Die diesjährige Landestagung nimmt der Sozialdienst katholischer Frauen in Bayern zum Anlass, ein hochaktuelles Thema in den Blick zu nehmen. Denn die Frage nach dem Abschied vom Umverteilungsstaat und der Sicherstellung sozialer Gerechtigkeit beschäftigt nicht nur Politiker und Medien, sondern auch die davon betroffenen Menschen und Organisationen in zunehmendem Maße.
Als Bismarck vor mehr als
120 Jahren das System der sozialen Sicherung einführte, war es sein Anliegen,
eine Mindestversorgung der arbeitenden Klasse bei den Lebensrisiken Krankheit,
Unfall und Invalidität zu gewährleisten. Die deutsche Sozialpolitik, die stets
mehr soziale Sicherheit garantierte als viele andere Länder und dadurch für
eine gesellschaftliche und politische Stabilität sorgte, ist aber schon lange
reformbedürftig, nicht zuletzt wegen ihrer hohen Finanzierungslasten. Seit
Jahrzehnten übersteigen nämlich die Leistungen, die der Staat seinen
Bürgerinnen und Bürgern gewährt, die Einnahmen, die er nur aus deren Leistungen
gewinnen kann. Die Sozialpolitik befindet sich dadurch in einem dramatischen
Umbruch. Die Ursachen hierfür liegen in einer ständig zunehmenden Überalterung
der Gesellschaft, dem dramatischen Rückgang von Geburten, der Verlagerung von
Arbeit in Billiglohnländer und nicht zuletzt der Steuerflucht wohlhabender
Deutscher ins Ausland. Dies alles führt dazu, dass die Ressourcen zur
Umverteilung und somit die Möglichkeiten eines sozialen Ausgleichs nicht mehr
in ausreichendem Maße vorhanden sind. Die Grenzen zur Armut werden fließender
und die Sicherheit, nicht in Armut zu geraten, nimmt ab. Das betrifft nicht nur
immer mehr Familien und Frauen, die wir in unserer täglichen Arbeit begleiten,
sondern finanziell bedrohliche Engpässe gibt es heute immer häufiger auch bei
Familien mit mehreren Kindern, bei denen ein Elternteil nicht berufstätig ist.
Je mehr Menschen vom Ende
des Umverteilungsstaat betroffen sind, um so dringender stellt sich die Frage
nach sozialer Gerechtigkeit. So muss die Erziehungsleistung, die Familien als
unentgeltlichen Beitrag zum Wohlstand der Allgemeinheit erbringen, durch eine
deutliche Verbesserung der
Rahmenbedingungen für Familien honoriert werden. Dies könnte auch die
dringend erforderliche Steigerung von Geburten bewirken.

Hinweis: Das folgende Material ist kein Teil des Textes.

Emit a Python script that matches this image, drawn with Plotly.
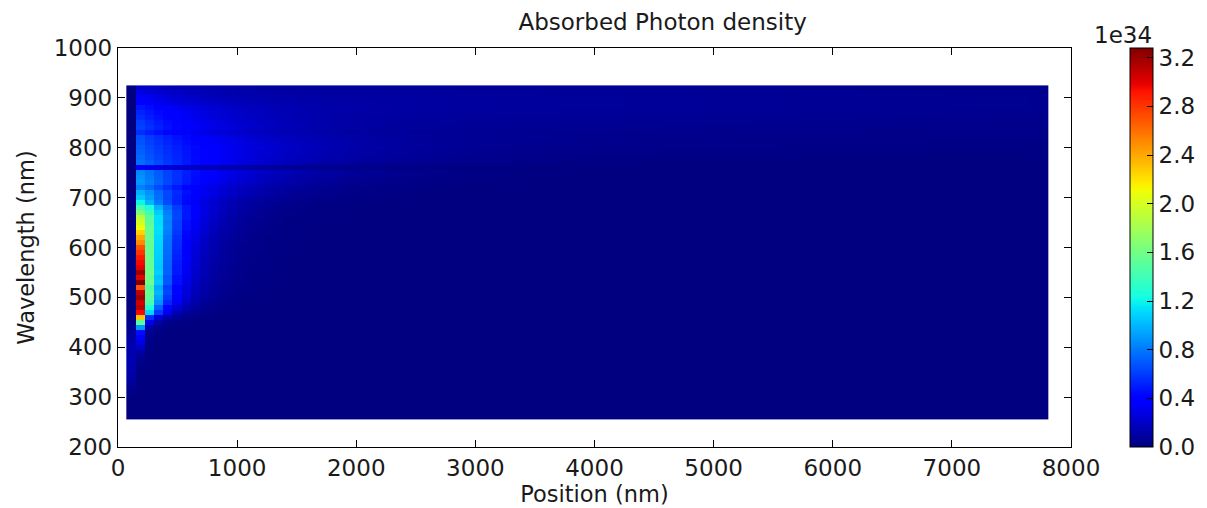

In diesem Sinne fordert der
SkF in Bayern
- kostenfreie Kinderbetreuung für alle unter Sechsjährigen
- bessere Möglichkeiten der Vereinbarkeit von Familie und Beruf
- deutliche Entlastung für Familien durch eine familiengerechte Besteuerung.
Hinsichtlich der seitens des
Staates rückwirkend zum Beginn des Jahres vorgenommenen Maßnahmen im Bereich
der sozialen Arbeit fordert der SkF
- Rücknahme der Zuschusskürzungen für die Insolvenzberatung und
Obdachlosenhilfe, die zu Lasten von Menschen geht, denen die entsprechende
Fachberatung jetzt genommen wird
- Weiterfinanzierung der Querschnittsaufgaben zur Gewinnung, Fortbildung und
Begleitung ehrenamtlich Tätiger im Bereich „Betreuungen nach BtG “. Angesichts
des dramatischen Anstiegs von Betreuungsfällen ist das große ehrenamtliche
Engagement des SkF unverzichtbar und muss weiterhin finanziell gesichert sein.